Saturday, September 27, 2008
This past week, the U.S. Senate Judiciary Committee heard "extensive" testimony on the increasing struggles employees face in achieving workplace equality. Federal courts have increasingly refused to hear employment discrimination claims. According to Senator Patrick Leahy (D-Vt), statistics show that the Federal Courts of Appeal are five times more likely to overturn an employee's favorable trial verdict against her employer than to overturn a verdict in favor of the employer. The Ledbetter v. Goodyear Tire & Rubber Co. decision is an example of this misfortune. At trial, Lilly Ledbetter, who discovered that she had been compensated substantially less than her male co-workers, successfully brought suit against Goodyear. A jury found that Goodyear owed her over $200,000 in pay. But Ms. Ledbetter's victory was short-lived. The U.S. Supreme Court overturned the verdict on appeal.

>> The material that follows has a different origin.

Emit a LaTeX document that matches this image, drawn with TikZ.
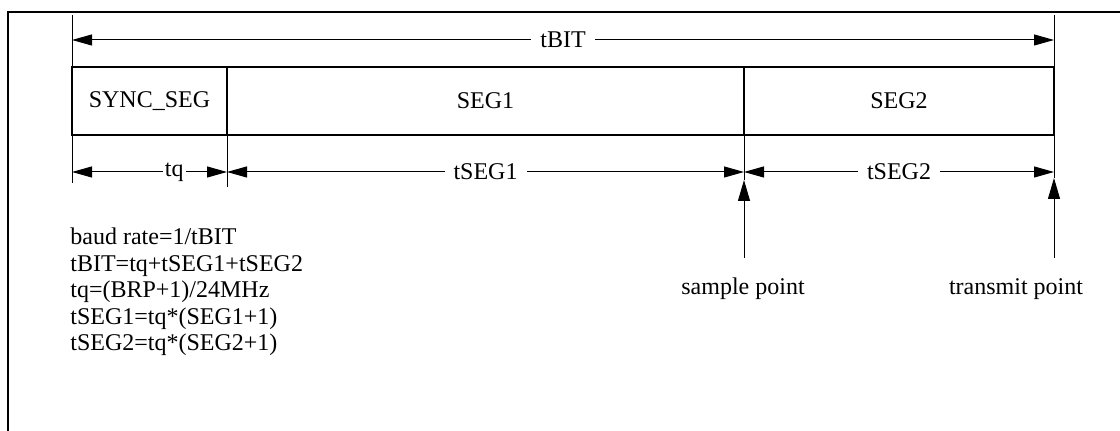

Additionally, a new study released by the American Constitution Society, which I mentioned in a previous post, revealed that the hostility to plaintiffs' employment discrimination claims has resulted in "an absolute drop in employment discrimination cases of 37 percent from fiscal years 1999-2007." Is it a coincidence that between 1999-2007 the economy began to weaken? Maybe this is just a case of what is "good for the employee is not good for a weakened economy." And when faced with two countervailing interests, one has to give to the benefit of the other. If this is so, then the federal courts will continue to be "out of order" for aggrieved employees for some time to come, or at least until the economy shapes up. Perhaps what we need is for Congress to continue to amend the anti-discrimination statutes to correct erroneous court decisions?